“There is no discernable silver lining to this opinion,” ACLU attorney Catherine Clump concluded when a Federal Judge dismissed an ACLU challenge to the Department of Homeland Security’s (“DHS”) discretionary policy of searching and seizing electronic media at the border. The civil liberties organization filed their challenge in the Eastern District of New York on behalf of the National Press Photographers Association, whose members regularly travel with electronic media, and the National Association of Criminal Defense Lawyers, who have an interest in keeping their client’s information confidential. None of the members of either group specifically claimed any injury, which contributed to Judge Korman’s decision that plaintiffs lacked standing. However, Korman also found no standing for Pascal Abidor, a French-American graduate student and the lone individual plaintiff in the suit who had been subjected to a search of his laptop by agents of Customs and Border Patrol (“CBP”). His reasoning was simple: the searches of Abidor during his return travel from Canada left no harm other than the retention of data the agents collected from his media, and the government had only retained that data due to the lawsuit.
Judge Korman saw privacy of files stored electronically as a convenience, not a necessity of modern travel, leaving Mr. Abidor to remark that Judge Korman ‘just seemed so skeptical of the basic premise that people need to travel with devices.’
Judge Korman’s dismissal did not end with his analysis of standing. He also ruled the challenge would be insufficient on its merits even if standing did not moot the issue. Echoing the government’s brief, he relied on the general logic of the SCOTUS holding in Flores-Montano, that “the Government’s interest in preventing the entry of unwanted persons and effects is at its zenith at the international border,” but also cited multiple reasons why electronic media required no higher bar than CBP lays out in statute. These included robust protections for lawyers and journalists, the supposed rarity of such seizures in practice and the litigant‘s “foolish” reliance on that electronic media as a secure means for protecting information when traveling abroad.
The last reason struck Mr. Abidor as specifically odd. Judge Korman saw privacy of files stored electronically as a convenience, not a necessity of modern travel, leaving Mr. Abidor to remark that Judge Korman “just seemed so skeptical of the basic premise that people need to travel with devices.” This could be a generational shift in thought. Younger professionals likely fall into the same bias as Abidor: traveling with electronically stored information, to include confidential information, on a notebook, USB jump drive, or an iPhone is essential to professional transactions in the 21st century.
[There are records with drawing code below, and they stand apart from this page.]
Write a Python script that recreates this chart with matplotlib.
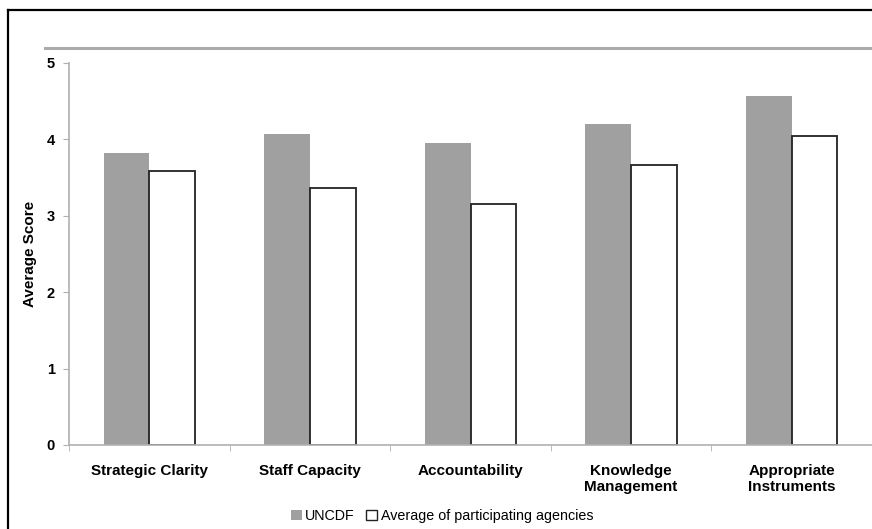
import matplotlib
matplotlib.use("Agg")
import matplotlib.pyplot as plt
from matplotlib.lines import Line2D
from matplotlib.patches import Patch
import numpy as np

plt.rcParams["font.family"] = ["Liberation Sans", "DejaVu Sans"]

categories = ["Strategic Clarity", "Staff Capacity", "Accountability",
              "Knowledge\nManagement", "Appropriate\nInstruments"]
uncdf = [3.82, 4.07, 3.95, 4.20, 4.57]
average = [3.58, 3.37, 3.16, 3.66, 4.05]

fig = plt.figure(figsize=(8.72, 5.29), dpi=100)
ax = fig.add_axes([69 / 872, 84 / 529, 803 / 872, 382 / 529])

x = np.arange(len(categories))
w = 0.285
ax.bar(x - w / 2, uncdf, w, color="#a0a0a0", edgecolor="none", label="UNCDF")
ax.bar(x + w / 2, average, w, color="white", edgecolor="#222222", linewidth=1.3,
       label="Average of participating agencies")

ax.set_xlim(-0.5, len(categories) - 0.5)
ax.set_ylim(0, 5)
ax.set_yticks(range(6))
ax.set_xticks(x)
ax.set_xticklabels(categories, fontsize=11, fontweight="bold", linespacing=1.15)
ax.set_xticks(np.arange(len(categories)) - 0.5, minor=True)
ax.tick_params(axis="x", which="major", length=0, pad=14)
ax.tick_params(axis="x", which="minor", length=4, color="#b0b0b0", direction="out")
ax.tick_params(axis="y", length=4, color="#b0b0b0", labelsize=10.5, pad=6)
for lab in ax.get_yticklabels():
    lab.set_fontweight("bold")
for s in ["top", "right"]:
    ax.spines[s].set_visible(False)
for s in ["left", "bottom"]:
    ax.spines[s].set_color("#b0b0b0")
    ax.spines[s].set_linewidth(1.2)

ax.set_ylabel("Average Score", fontsize=11, fontweight="bold")
ax.yaxis.set_label_coords((37 - 69) / 803, 0.5)

# gray separator line above the plot
fig.add_artist(Line2D([45 / 872, 1.0], [1 - 48 / 529] * 2, color="#ababab",
                      linewidth=2.2, transform=fig.transFigure))
# frame lines (top and left)
fig.add_artist(Line2D([8 / 872, 1.0], [1 - 10 / 529] * 2, color="black",
                      linewidth=1.6, transform=fig.transFigure))
fig.add_artist(Line2D([8 / 872] * 2, [0, 1 - 10 / 529], color="black",
                      linewidth=1.6, transform=fig.transFigure))

handles = [Patch(facecolor="#a0a0a0", edgecolor="none", label="UNCDF"),
           Patch(facecolor="white", edgecolor="#222222", linewidth=1.0,
                 label="Average of participating agencies")]
fig.legend(handles=handles, loc="center", bbox_to_anchor=(442 / 872, 1 - 516 / 529),
           ncol=2, frameon=False, fontsize=10.3, handlelength=0.75, handleheight=0.75,
           handletextpad=0.25, columnspacing=0.8)

fig.savefig("out.png", dpi=100)
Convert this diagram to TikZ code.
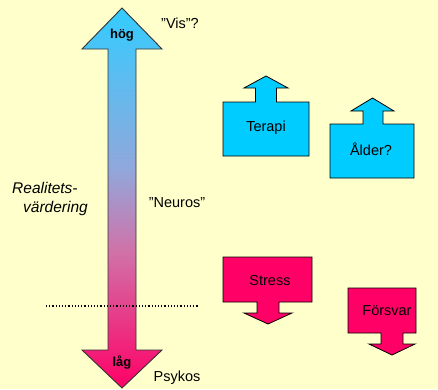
\documentclass[tikz,border=0pt]{standalone}
\usepackage{fontspec}
\setmainfont{Liberation Sans}
\definecolor{paper}{RGB}{255,255,204}
\definecolor{skyblock}{RGB}{0,204,255}
\definecolor{roseblock}{RGB}{255,0,102}
\definecolor{scaletop}{RGB}{51,204,255}
\definecolor{scalemidA}{RGB}{144,168,220}
\definecolor{scalemidB}{RGB}{208,114,168}
\definecolor{scalebottom}{RGB}{255,0,102}
% vertical gradient of the scale arrow (bottom -> top, 25bp..75bp covers the path)
\pgfdeclareverticalshading{scaleshade}{100bp}{%
  color(0bp)=(scalebottom); color(25bp)=(scalebottom);
  color(43bp)=(scalemidB); color(54bp)=(scalemidA);
  color(75bp)=(scaletop); color(100bp)=(scaletop)}
\tikzset{
  label/.style={inner sep=0pt, font=\fontsize{14.5}{17}\selectfont},
  endlabel/.style={inner sep=0pt, font=\fontsize{13}{15}\selectfont\bfseries},
  upblock/.style={fill=skyblock, draw=black, line width=0.8pt, line join=miter},
  downblock/.style={fill=roseblock, draw=black, line width=0.8pt, line join=miter},
  scalearrow/.style={shading=scaleshade, draw=black!80, line width=0.9pt},
  limitline/.style={dotted, line width=1.2pt, black}
}
\begin{document}
\begin{tikzpicture}[x=1pt,y=-1pt]
  \fill[paper] (0,0) rectangle (438,389);
  \useasboundingbox (0,0) rectangle (438,389);

  % double-headed scale arrow
  \path[scalearrow] (122,8) -- (162,49) -- (136,49) -- (136,350) -- (162,350)
    -- (122,388) -- (82,350) -- (108,350) -- (108,49) -- (82,49) -- cycle;

  % dotted threshold
  \coordinate (limA) at (46,306);
  \coordinate (limB) at (198,306);
  \draw[limitline] (limA) -- (limB);

  % block with arrow upwards: Terapi
  \path[upblock] (223,156) -- (223,102) -- (255.5,102) -- (255.5,88) -- (244,88)
    -- (266,76) -- (288,88) -- (276.5,88) -- (276.5,102) -- (309,102) -- (309,156) -- cycle;
  % block with arrow upwards: Ålder?
  \path[upblock] (330,178) -- (330,124) -- (363,124) -- (363,111) -- (351,111)
    -- (372.5,98) -- (394,111) -- (383,111) -- (383,124) -- (414,124) -- (414,178) -- cycle;
  % block with arrow downwards: Stress
  \path[downblock] (223,257) -- (312,257) -- (312,302) -- (279,302) -- (279,313)
    -- (292,313) -- (268,324) -- (244,313) -- (257,313) -- (257,302) -- (223,302) -- cycle;
  % block with arrow downwards: Försvar
  \path[downblock] (348,288) -- (416,288) -- (416,333) -- (403,333) -- (403,344)
    -- (415,344) -- (392,355) -- (369,344) -- (381,344) -- (381,333) -- (348,333) -- cycle;

  % labels
  \node[endlabel] (hog) at (122,35) {hög};
  \node[endlabel] (lag) at (122,363) {låg};
  \node[label] (vis) at (180,23) {”Vis”?};
  \node[label] (neuros) at (177,203) {"Neuros"};
  \node[label] (psykos) at (177,378) {Psykos};
  \node[label, align=left, anchor=west, font=\fontsize{15.5}{19}\selectfont\itshape]
    (realitet) at (12,199) {Realitets-\\\hspace*{11pt}värdering};
  \node[label] (terapi) at (266,128) {Terapi};
  \node[label] (alder) at (371,149) {Ålder?};
  \node[label] (stress) at (270,280) {Stress};
  \node[label] (forsvar) at (387,311) {Försvar};
\end{tikzpicture}
\end{document}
Despite the litigants pessimism from this broadside rebuttal to their challenge, civil libertarians could find a silver lining in a future court split ultimately resolved in their favor. Mounting a similar challenge on behalf of David House, a legal fundraiser for Bradley Manning, the Federal District Court in Boston denied the government’s motion to dismiss before the parties reached a settlement in May of 2013. In addition, the ACLU is considering an appeal on behalf of Mr. Pascal.